Brief: Skip the pictures. Transcribe the rest of the data below without changing a word.

Data block:
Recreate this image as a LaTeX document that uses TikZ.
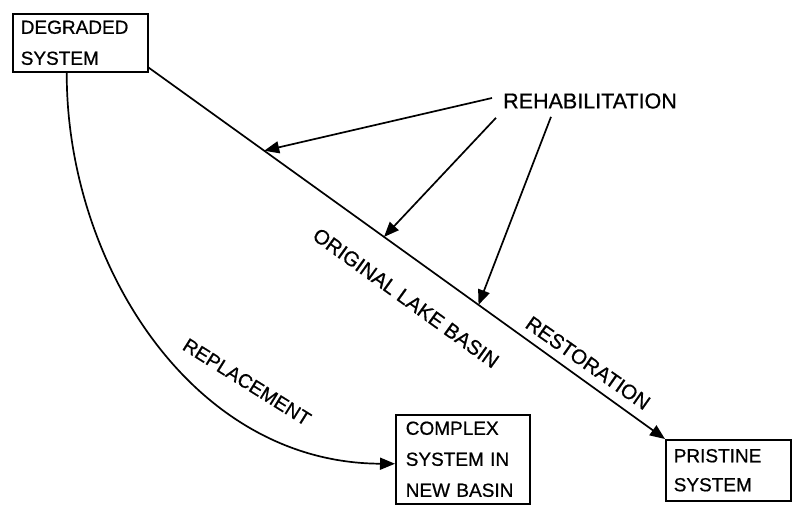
\documentclass[tikz,border=0pt]{standalone}
\usepackage{fontspec}
\setmainfont{Liberation Sans}[FakeBold=0.7]
\usetikzlibrary{arrows.meta}
\begin{document}
\begin{tikzpicture}[x=1pt,y=-1pt,
  boxnode/.style={draw,line width=1.5pt,anchor=north west,inner xsep=8pt,inner ysep=0pt,
    align=left,font=\fontsize{19}{31}\selectfont},
  lbl/.style={font=\fontsize{20.5}{24}\selectfont,inner sep=0pt},
  conn/.style={line width=1.7pt},
  arr/.style={conn,-{Triangle[length=15pt,width=12pt]}}]
\useasboundingbox (0,0) rectangle (792,506);
% boxes
\node[boxnode,minimum width=135pt,minimum height=58pt,text width=119pt] (deg) at (12,13) {DEGRADED\\SYSTEM};
\node[boxnode,minimum width=134pt,minimum height=89pt,inner xsep=10pt,text width=114pt] (cplx) at (395,414) {COMPLEX\\SYSTEM IN\\NEW BASIN};
\node[boxnode,minimum width=125pt,minimum height=61pt,text width=109pt,font=\fontsize{19}{29}\selectfont] (prist) at (665,439) {PRISTINE\\SYSTEM};
\node[lbl,anchor=west,font=\fontsize{21.5}{24}\selectfont] (rehab) at (503,101) {REHABILITATION};
% main line
\draw[arr] ([yshift=5pt]deg.south east) -- (prist.north west)
  coordinate[pos=0.224] (t1) coordinate[pos=0.456] (t2) coordinate[pos=0.639] (t3);
% replacement curve
\draw[arr] ([xshift=-13.5pt]deg.south) .. controls (66,260) and (190,463) .. ([yshift=-4.5pt]cplx.west);
% rehabilitation arrows
\draw[arr] ([xshift=-11pt,yshift=3pt]rehab.west) -- (t1);
\draw[arr] ([xshift=-7pt,yshift=-9pt]rehab.south west) -- (t2);
\draw[arr] ([xshift=48pt,yshift=-8pt]rehab.south west) -- (t3);
% labels
\node[lbl,rotate=-35.8] (olb) at (406,298) {ORIGINAL LAKE BASIN};
\node[lbl,rotate=-35] (rest) at (588,363) {RESTORATION};
\node[lbl,rotate=-32,font=\fontsize{19.5}{24}\selectfont] (repl) at (247,382) {REPLACEMENT};
\end{tikzpicture}
\end{document}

Answer below:
Recreate this image as a LaTeX document that uses TikZ.
\documentclass[tikz,border=0pt]{standalone}
\usepackage{fontspec}
\setmainfont{Liberation Sans}[FakeBold=0.7]
\usetikzlibrary{arrows.meta}
\begin{document}
\begin{tikzpicture}[x=1pt,y=-1pt,
  boxnode/.style={draw,line width=1.5pt,anchor=north west,inner xsep=8pt,inner ysep=0pt,
    align=left,font=\fontsize{19}{31}\selectfont},
  lbl/.style={font=\fontsize{20.5}{24}\selectfont,inner sep=0pt},
  conn/.style={line width=1.7pt},
  arr/.style={conn,-{Triangle[length=15pt,width=12pt]}}]
\useasboundingbox (0,0) rectangle (792,506);
% boxes
\node[boxnode,minimum width=135pt,minimum height=58pt,text width=119pt] (deg) at (12,13) {DEGRADED\\SYSTEM};
\node[boxnode,minimum width=134pt,minimum height=89pt,inner xsep=10pt,text width=114pt] (cplx) at (395,414) {COMPLEX\\SYSTEM IN\\NEW BASIN};
\node[boxnode,minimum width=125pt,minimum height=61pt,text width=109pt,font=\fontsize{19}{29}\selectfont] (prist) at (665,439) {PRISTINE\\SYSTEM};
\node[lbl,anchor=west,font=\fontsize{21.5}{24}\selectfont] (rehab) at (503,101) {REHABILITATION};
% main line
\draw[arr] ([yshift=5pt]deg.south east) -- (prist.north west)
  coordinate[pos=0.224] (t1) coordinate[pos=0.456] (t2) coordinate[pos=0.639] (t3);
% replacement curve
\draw[arr] ([xshift=-13.5pt]deg.south) .. controls (66,260) and (190,463) .. ([yshift=-4.5pt]cplx.west);
% rehabilitation arrows
\draw[arr] ([xshift=-11pt,yshift=3pt]rehab.west) -- (t1);
\draw[arr] ([xshift=-7pt,yshift=-9pt]rehab.south west) -- (t2);
\draw[arr] ([xshift=48pt,yshift=-8pt]rehab.south west) -- (t3);
% labels
\node[lbl,rotate=-35.8] (olb) at (406,298) {ORIGINAL LAKE BASIN};
\node[lbl,rotate=-35] (rest) at (588,363) {RESTORATION};
\node[lbl,rotate=-32,font=\fontsize{19.5}{24}\selectfont] (repl) at (247,382) {REPLACEMENT};
\end{tikzpicture}
\end{document}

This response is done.